Nicolo ran a hand through his hair. Amazing. He’d just told Black his granddaughter was married and all the old man could think about was his damnable bank.
“As I said, Signore Black, there is more.”
“More?”
Suddenly Nicolo didn’t want Black to know about Aimee’s pregnancy. The baby was a private matter, not another thing over which the old man could gloat. Let him think the acquisition of the bank was the reason for the marriage.
“Mi dispiace, signore. A, um, a detail I just thought of but we can let the lawyers handle it.”
“Then, I’ll get my people to work immediately. Where shall they send the documents? To your attorney? Your office? It shouldn’t take more than a week. Two, at the most. Are you at the hotel you were at before?”
“I have left the city, Signore Black. I—that is, we—are en route to my home in Rome.”
“Excellent. I’ll give instructions to forward the documents to you there. Goodbye, Your Highness.”
Click. End of conversation. Nicolo was holding a dead phone.
Black hadn’t inquired after Aimee. He hadn’t asked to speak to her.
Nicolo put the phone aside. As far as her grandfather was concerned, Aimee was a gambit in an intricate business maneuver.
At least the old man would not be able to use her anymore.
He looked at the front of the plane. At Aimee, at his wife, who sat so rigidly in her seat. What was she thinking? In less than two days, her world had turned upside down.
Her grandfather had all but told her that her only value was as a lure. She’d learned she was pregnant. She had been coerced into marriage.
And yet, she remained proud. Strong. Defiant.
Nicolo imagined going to her. Taking her in his arms. Telling her that everything would be all right, that she could trust him to take care of her, that he—that he—
That he what?
He had used her, too. He’d wanted the bank and now he had it.
Nicolo put back his seat, shut his eyes and did his damnedest not to think.
An hour out of New York, the attendant, a pleasant young woman who’d been with him for several years, appeared with a bottle of Dom Pérignon and a pair of flutes.
“I hope you don’t mind, sir,” she began, “but we all thought…” She fell silent, her eyebrows reaching for the sky as she took in the seating arrangements.
“Thank you,” Nicolo said quickly, “but my wife is exhausted and I didn’t want to disturb her. Perhaps we’ll have the champagne later.”
“Of course, sir.”
He smiled. Or hoped the way he curved his lips at least resembled a smile. Had he actually just explained himself to an employee? He didn’t explain himself to anyone, ever.
“If we change our minds,” he said, still straining to sound polite, “I’ll ring.”
The attendant knew a dismissal when she heard one. “Yes, sir,” she said, and started back toward the cockpit.
Aimee stopped her.
“Wait,” he heard her say.
The attendant leaned over the seat, listened, then smiled.

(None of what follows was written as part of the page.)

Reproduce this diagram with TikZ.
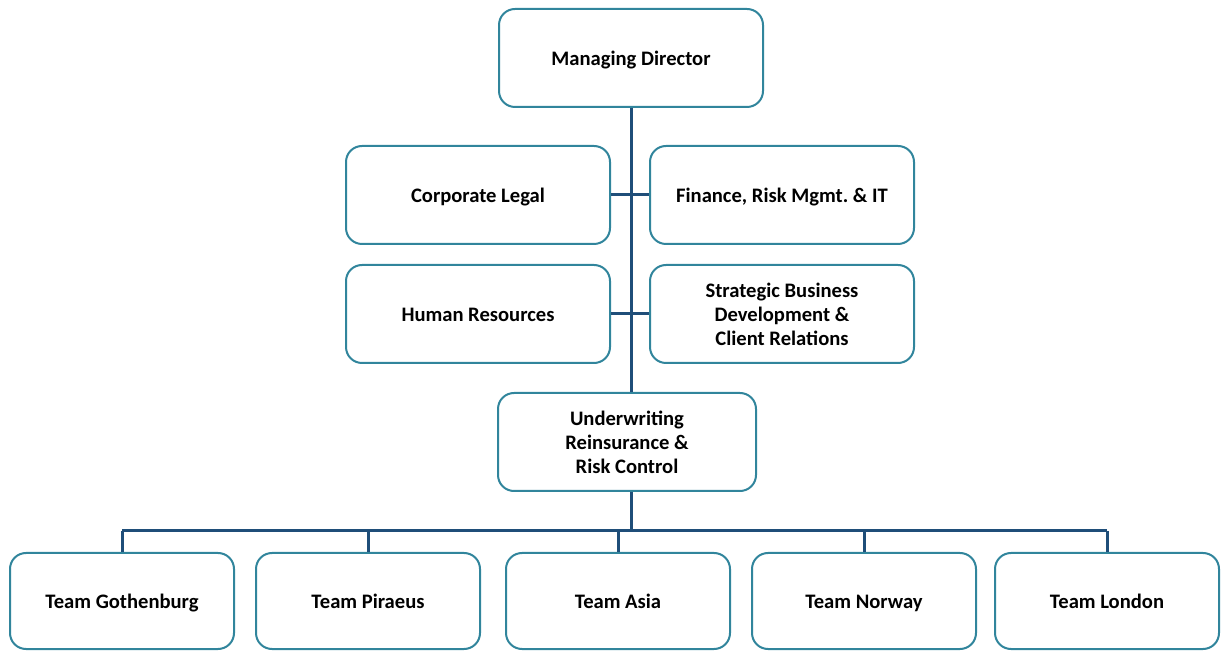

“That’s very kind of you, Principessa. Grazie.”
Nicolo waited a few minutes after the attendant left. Then he walked up the aisle and took the seat next to Aimee’s. Her face was turned to the window.
“Are you awake?”
The truth was he didn’t give a damn one way or the other. He was tired of her silence, her coldness, of the way she’d made him look foolish during the ceremony and again now.
It was time he made things clear.
She was his wife. She would treat him with respect at all times.
“Did you really think I could sleep?”
“Your behavior continues to be unacceptable.”
She looked at him then and the despair he saw in her eyes was like a knife to the heart.
That pain, knowing that she held him solely responsible for it, made him even more angry.
“Perhaps you didn’t hear me,” she said, as politely as she might speak to a servant. “I apologized.”